While the piece was getting welded, part of the group continued to the Peacock Flats camping area. There were nice open meadows with picnic tables and restrooms. A really nice place to camp! After having lunch at the campground, we headed back to see how the repair was going.

We arrived back at the disabled vehicle just before the part returned. The part was reinstalled and it was decided to head down to the beach to play for a bit as it was starting to get dark.

The beach was made up of sand over a coral reef and was a great way to end the day.  
Sunday we met with our host “Pyro” for a trip out to a secluded beach, over about a mile of lava.
This "trail" was a lot harder than anything we had seen up until now. The "trail" was simply a set of spray paint marks along the lava, indicating where others had driven before you, presumably without "falling through". I say falling through as sometimes you are driving over thinly roofed lava tubes that can cave in under your weight.
We got aired down for the first time on the whole trip, and headed out into no-mans land.
The trail would probably rate in around a hard two or a three. I switched in & out of 4 wheel drive as the lava binds up my locked up front end on turns. The Marlin Crawler was very handy as I could keep my front disengaged, yet still run in 4-low.
There were massively sprawled fields of a'a lava to our right and left. The Pahoe'hoe we were driving on was smoother but don’t be deceived into thinking it isn’t anything else besides the roughest terrain on Earth.
Rick jumped right into it like a natural born killa. He showed little regard for tire damage, he had brand new 33" BFG M/T's which were doing good. He trusted Pyro’s line through the lava flow and down we went to the ocean below.
The trail wasn’t that hard, but really fun!
Pyro stopped at this huge exposed lava tube right alongside the trail.
He mentioned he had never noticed it before. We all wondered if he had just driven past it before without noticing it or if it had broken through just recently. This is a good example of why you just might want a guide when venturing out into the lava on your own.
I saw Pyro take a harder line through a nice ledge section so I got behind him and followed through.
This view is right out my driver’s window, I love ledges. Sure hope its not hollow underneath!
Now this is a perfect example of exactly what I was talking about earlier, regarding the mega resorts taking over these beaches. After traveling through more than 90% of the way through the lava flow we found a brand new cut road leading to the beach. We were now driving on a future golf course that will front multi-million dollar homes in a new private, exclusive, gated community. Dr. Obvious says this is not a DHHL project.
This beach is a prime fishing spot, soon to be gated and privatized forever. We found coral rocks deep in the lava flow. This place gets hammered with large winter surf and I can only imagine what a Tsunami would do to their landscaping plans.
We drove the lava flow back out, found more lava tubes and ledges along the way. I would have taken more pictures but I was like a kid in a candy store with all the lava. Here's another mini trailside lava tube.
Monday we went down into Pyro’s pit. The pit is a sunken depression on the lava flow with extreme obstacles in every direction. This is the sickest 4x4 playground I have ever visited.

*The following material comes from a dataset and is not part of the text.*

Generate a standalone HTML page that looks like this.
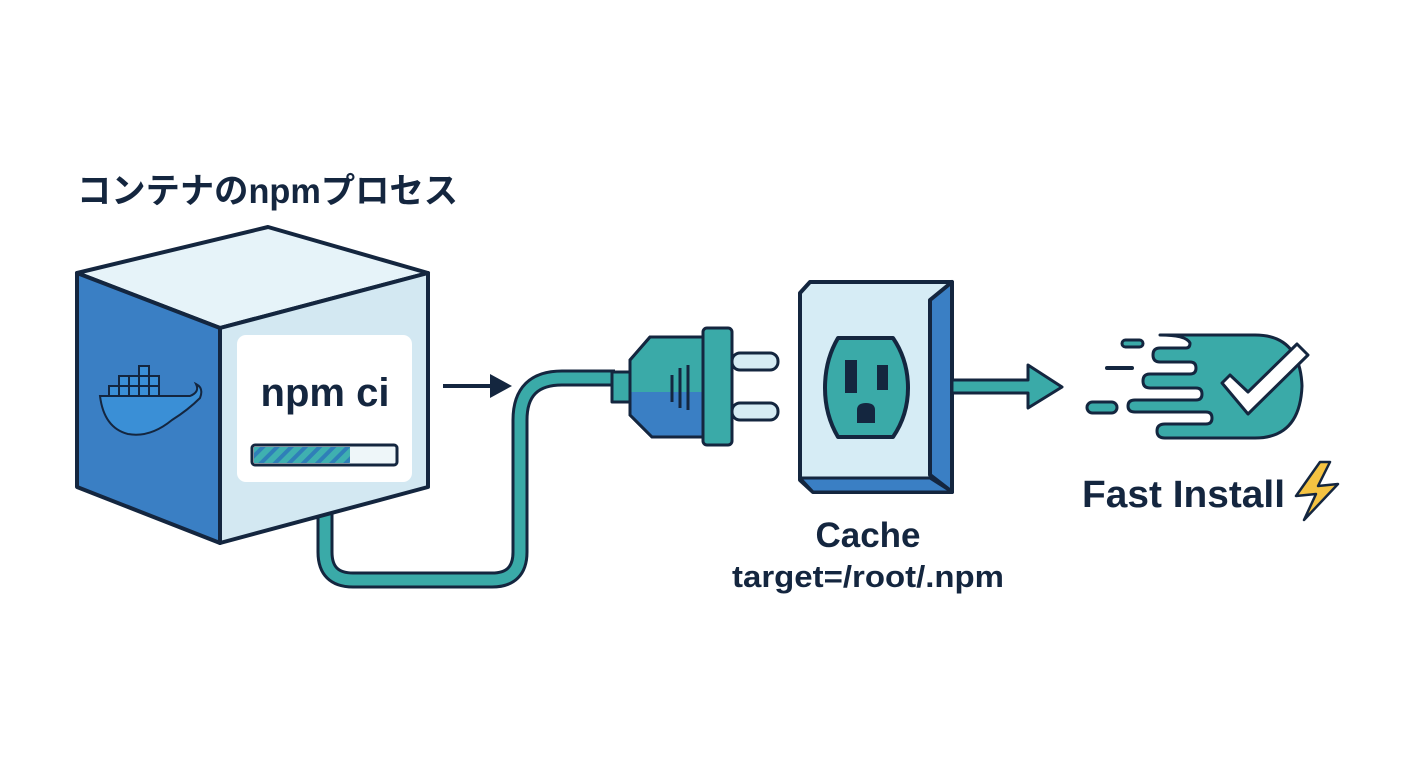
<!DOCTYPE html>
<html><head><meta charset="utf-8"><style>
html,body{margin:0;padding:0;background:#fff;width:1408px;height:768px;overflow:hidden}
svg{display:block}
text{font-family:"Liberation Sans","Noto Sans CJK JP",sans-serif;font-weight:bold;fill:#14263f}
</style></head><body>
<svg width="1408" height="768" viewBox="0 0 1408 768" xmlns="http://www.w3.org/2000/svg">
<defs>
<pattern id="st" width="10" height="10" patternUnits="userSpaceOnUse" patternTransform="rotate(45)">
<rect width="10" height="10" fill="#3fb0b0"/><rect width="4" height="10" fill="#2f7fb8"/>
</pattern>
</defs>
<text x="77" y="203" font-size="35" textLength="381" lengthAdjust="spacingAndGlyphs">コンテナのnpmプロセス</text>

<!-- cable -->
<path d="M325 512 V552 Q325 580 353 580 H492 Q520 580 520 552 V420 Q520 378 562 378 H615" fill="none" stroke="#14263f" stroke-width="17" stroke-linejoin="round"/>
<path d="M325 512 V552 Q325 580 353 580 H492 Q520 580 520 552 V420 Q520 378 562 378 H615" fill="none" stroke="#3aaaa8" stroke-width="11"/>

<!-- cube -->
<g stroke="#14263f" stroke-width="4" stroke-linejoin="round">
<polygon points="77,273 268,227 428,273 220,328" fill="#e6f3f9"/>
<polygon points="77,273 220,328 220,543 77,487" fill="#3a7fc4"/>
<polygon points="220,328 428,273 428,487 220,543" fill="#d3e8f2"/>
</g>
<rect x="237" y="335" width="175" height="147" rx="9" fill="#fff"/>
<text x="325" y="406" font-size="40" text-anchor="middle">npm ci</text>
<rect x="252" y="445" width="145" height="20" rx="3" fill="#eef6f9" stroke="#14263f" stroke-width="3"/>
<rect x="254" y="447" width="96" height="16" fill="url(#st)"/>

<!-- docker whale -->
<g stroke="#14263f" stroke-width="2" fill="#3a8fd6">
<path d="M100 396 H190 Q200 392 196 384 Q204 388 200 398 Q188 410 172 420 Q150 438 128 434 Q104 428 100 396 Z"/>
<rect x="109" y="386" width="10" height="10"/><rect x="119" y="386" width="10" height="10"/><rect x="129" y="386" width="10" height="10"/><rect x="139" y="386" width="10" height="10"/><rect x="149" y="386" width="10" height="10"/>
<rect x="119" y="376" width="10" height="10"/><rect x="129" y="376" width="10" height="10"/><rect x="139" y="376" width="10" height="10"/><rect x="149" y="376" width="10" height="10"/>
<rect x="139" y="366" width="10" height="10"/>
</g>

<!-- arrow dark -->
<line x1="443" y1="386" x2="495" y2="386" stroke="#14263f" stroke-width="4"/>
<polygon points="512,386 490,374 490,398" fill="#14263f"/>

<!-- plug -->
<g stroke="#14263f" stroke-width="3" stroke-linejoin="round">
<rect x="732" y="353" width="46" height="17" rx="8" fill="#d6ecf4"/>
<rect x="732" y="403" width="46" height="17" rx="8" fill="#d6ecf4"/>
<rect x="612" y="372" width="30" height="30" fill="#3aaaa8"/>
<polygon points="650,337 705,337 705,437 652,437 630,415 630,360" fill="#3aaaa8"/>
<polygon points="630,392 705,392 705,437 652,437 630,415" fill="#3a7fc4" stroke="none"/>
<polygon points="650,337 705,337 705,437 652,437 630,415 630,360" fill="none"/>
<rect x="703" y="328" width="29" height="117" rx="4" fill="#3aaaa8"/>
<line x1="672" y1="375" x2="672" y2="402"/><line x1="680" y1="368" x2="680" y2="408"/><line x1="688" y1="365" x2="688" y2="410"/>
</g>

<!-- outlet -->
<g stroke="#14263f" stroke-width="4" stroke-linejoin="round">
<polygon points="810,282 952,282 952,492 813,492 800,480 800,293" fill="#d6ecf5"/>
<polygon points="930,300 952,282 952,492 930,475" fill="#3a7fc4"/>
<polygon points="800,478 930,478 952,492 813,492" fill="#3a7fc4" stroke-width="3"/>
<path d="M838 338 H893 Q908 360 908 388 Q908 415 893 437 H838 Q825 415 825 388 Q825 360 838 338 Z" fill="#3aaaa8"/>
</g>
<rect x="845" y="360" width="12" height="33" fill="#14263f"/>
<rect x="877" y="365" width="11" height="25" fill="#14263f"/>
<path d="M857 423 V410 Q857 403 866 403 Q875 403 875 410 V423 Z" fill="#14263f"/>

<!-- teal arrow -->
<polygon points="952,380 1028,380 1028,365 1062,387 1028,408 1028,393 952,393" fill="#3aaaa8" stroke="#14263f" stroke-width="3" stroke-linejoin="round"/>

<!-- fast icon -->
<g stroke="#14263f" stroke-width="3" stroke-linejoin="round">
<path d="M1160 335 H1255 Q1300 335 1302 386 Q1300 438 1255 438 H1165 Q1157 438 1157 431 Q1157 424 1165 424 H1206 Q1212 424 1212 418 Q1212 412 1206 412 H1135 Q1128 412 1128 406 Q1128 400 1135 400 H1196 Q1202 400 1202 394 Q1202 388 1196 388 H1150 Q1143 388 1143 381 Q1143 374 1150 374 H1190 Q1196 374 1196 368 Q1196 362 1190 362 H1160 Q1153 362 1153 355 Q1153 348 1160 348 H1186 Q1190 348 1190 343 Q1186 335 1160 335 Z" fill="#3aaaa8"/>
<rect x="1122" y="340" width="21" height="7" rx="3.5" fill="#3aaaa8"/>
<rect x="1087" y="402" width="30" height="11" rx="5.5" fill="#3aaaa8"/>
<polygon points="1222,383 1230,375 1248,392 1297,344 1308,355 1248,414" fill="#fff"/>
</g>
<line x1="1107" y1="368" x2="1132" y2="368" stroke="#14263f" stroke-width="4" stroke-linecap="round"/>
<text x="1082" y="507" font-size="38" textLength="203" lengthAdjust="spacingAndGlyphs">Fast Install</text>
<polygon points="1320,462 1296,496 1316,494 1304,520 1338,484 1318,486 1330,462" fill="#f5c342" stroke="#14263f" stroke-width="2.5" stroke-linejoin="round"/>

<text x="868" y="547" font-size="35" text-anchor="middle">Cache</text>
<text x="868" y="587" font-size="31" text-anchor="middle" textLength="272" lengthAdjust="spacingAndGlyphs">target=/root/.npm</text>
</svg>
</body></html>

I don’t have many pictures of my own truck because I was having too much fun driving. I hope to see Pyro or Cory's pics soon too. Here's a few I got from Ripper and Pyros...

Ripper dropping in...
Ripper, not backing off yet.
Pyro picking a line...
This is the kind of extreme rock obstacle I am talking about.
Passenger side, axle snapping obstacle.
Ripper following Pyro’s line, trying to avoid above axle snapper.
Ripper on same obstacle Pyro just went up.
Pyro taking us to the next level. He was a great host, he went from easy stuff to progressively harder stuff.
I followed Pyro around just about everything he went on.
I backed off some of the sharper lava and picked slightly different lines because keeping up with Pyro in his own playground isn't the easiest thing to do.
What did you say I was driving over? A big #*!@?* lava tube???
Pyro finally lost me when he decided to drive up this collapsed lava tube trench. You have got to see this insane collapsed lava tube. I called it "Pyro's Revenge" because none of us were even thinking about following him through.
Here he goes...
Just thinking "OK he is driving up a collapsed lava tube" makes words like extreme just not quite adequate.
A nice turn and flex spot about 1/3rd of the way in.
I have a feeling I would have popped a tire by now. I can't imagine changing anything out in the bottom of that hole.
The lava explodes under your hiking boot, and you should see what it does under large tires! You almost need eye protection as shards of lava fly about in all different directions. It must be like driving on the surface of a comet.
Well Pyro made it out of the lava sluice unscathed. I would love to follow him but my tires took a major beating by this time and are effectively now on their last legs. I don't have the $$$ to buy a new set right now so I wimped out on the cave run.

Woo Hoo! That's about it. We were done by about 1PM on Monday and everybody went their own ways for the afternoon.

The spots we hit are still pristine; there is no graffiti, trash or broken glass littering the area. As other places across the USA and Hawaii get shut down and have gates thrown up blocking access, this place remains a secret, known to only a few locals and privileged guests. It is nice to know that some places are still protected the old fashioned way. Without the unwanted "help" of book learned enviro wackos who like to think they know better

We passed some riders on horses, a few other trucks, couple dogs, a couple half naked tourist chicks in some local boys pickup truck, (sorry no pics of the girls) and finally another waterfall. It was a great wheeling trip!